University of Cambridge
Areas of Interest/Research:
Historical Linguistics, Septuagint
What is it about your field that you love researching?
Although most of my work is in historical linguistics, I am an exegete at heart. It was exegesis that led me into biblical languages, and the languages into linguistics. What I love about my field is the opportunity to focus on the primary source itself in the languages of its composition. I came into biblical scholarship through the joy of exegesis, and I hope to stay there the rest of my life.
What is one “big idea” in your scholarship?
The best philologists are now linguists.
What is your current research about?
My research focuses on using Cognitive Semantics to evaluate language contact in the Greek translation of Ezekiel. I am asking to what degree the translation represented Greek convention and what forms of interreference there might have been from the Hebrew vorlage. Cognitive Semantics provides a productive model for integrating what is known about grammar as conceptualization with the sophisticated complexities involved in researching contact between historical languages.

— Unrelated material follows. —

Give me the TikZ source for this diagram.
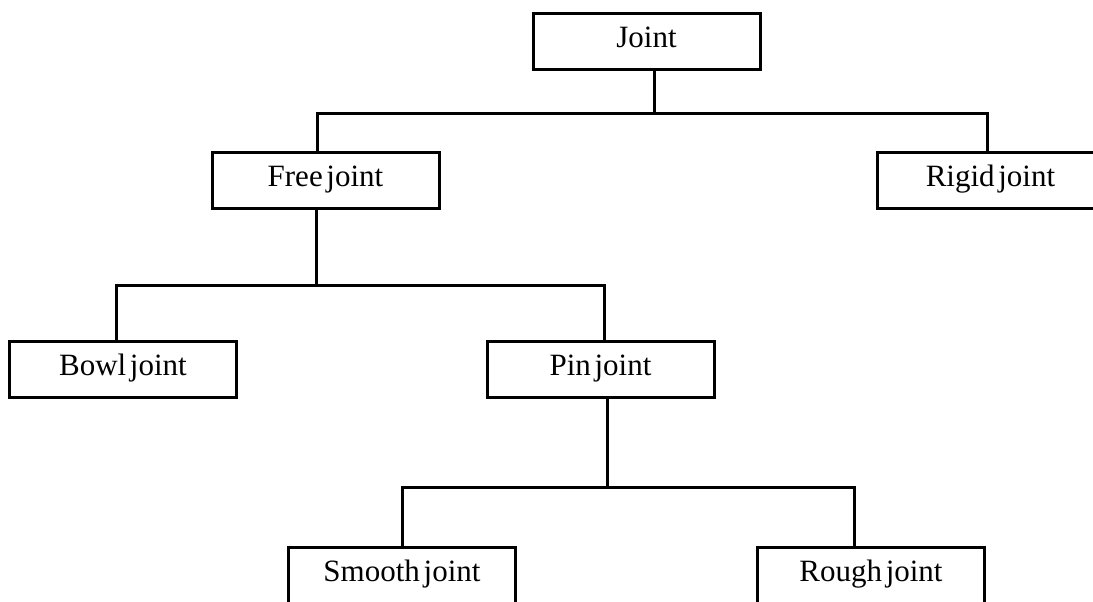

Who is one of your academic heroes and why do you admire them?
My advisor James Aitken. Jim displays a methodological precision and control in his scholarship that I admire greatly. He introduced me to the value of documentary and diachronic evidence for the grammar of Koine Greek (and Septuagint), and his realism about the possibilities of biblical research has been formative for me.
What books have been formative for you in your study? Why were they so important? How did they shape you?
Christo van der Merwe, Hebrew Reference Grammar
Another academic hero of mine, Christo’s dedication to developing excellence as a linguist in order to serve Bible Translation was an important model for the kind of work that I hope to do. This Reference Grammar represents an extraordinary career of research and is an example of his work at its best: precise, concise, clear, and motivated by the real needs of the field. We need many more books like this.
Stephen Levinsohn, Discourse Features of NT Greek
Steve is a career Bible translator and linguist whose work is informed by profound personal learning about the world’s languages. He also has decades of experience documenting languages in the field, and his effortless precision with Greek and Hebrew data is eye-opening. Reading this book inspired me to do similar ‘field work’ on the biblical languages.
John Lee, Greek of the Pentateuch
Lee is on another level.
Do you have any publications we can showcase?
Nothing I can mention yet, but soon!
Where can we follow you online?
If we ran into you at a conference and you didn’t want to talk about your field what would you want to talk about?
Poetry. Tolkien. Even better, if you speak modern Hebrew, Greek, or Arabic, we can talk about anything (I need practice!).
What research/writing project are you working on right now that you’re excited about?
Right now I’m working on prepositional semantics and the grammaticalization of particles in Koine Greek. I’m fascinated by the nature of lexical and grammatical polysemy. People forget how incredible language is––and our field needs to remember that our discipline is fundamentally based on texts in natural languages. I’m also writing a popular-level book about the beauty of the biblical languages. One passion of mine is to help others enjoy the Bible in Greek and Hebrew. This book is an important part of that project.
>> Thank you so much, Travis, for taking the time to share a bit about yourself and your work.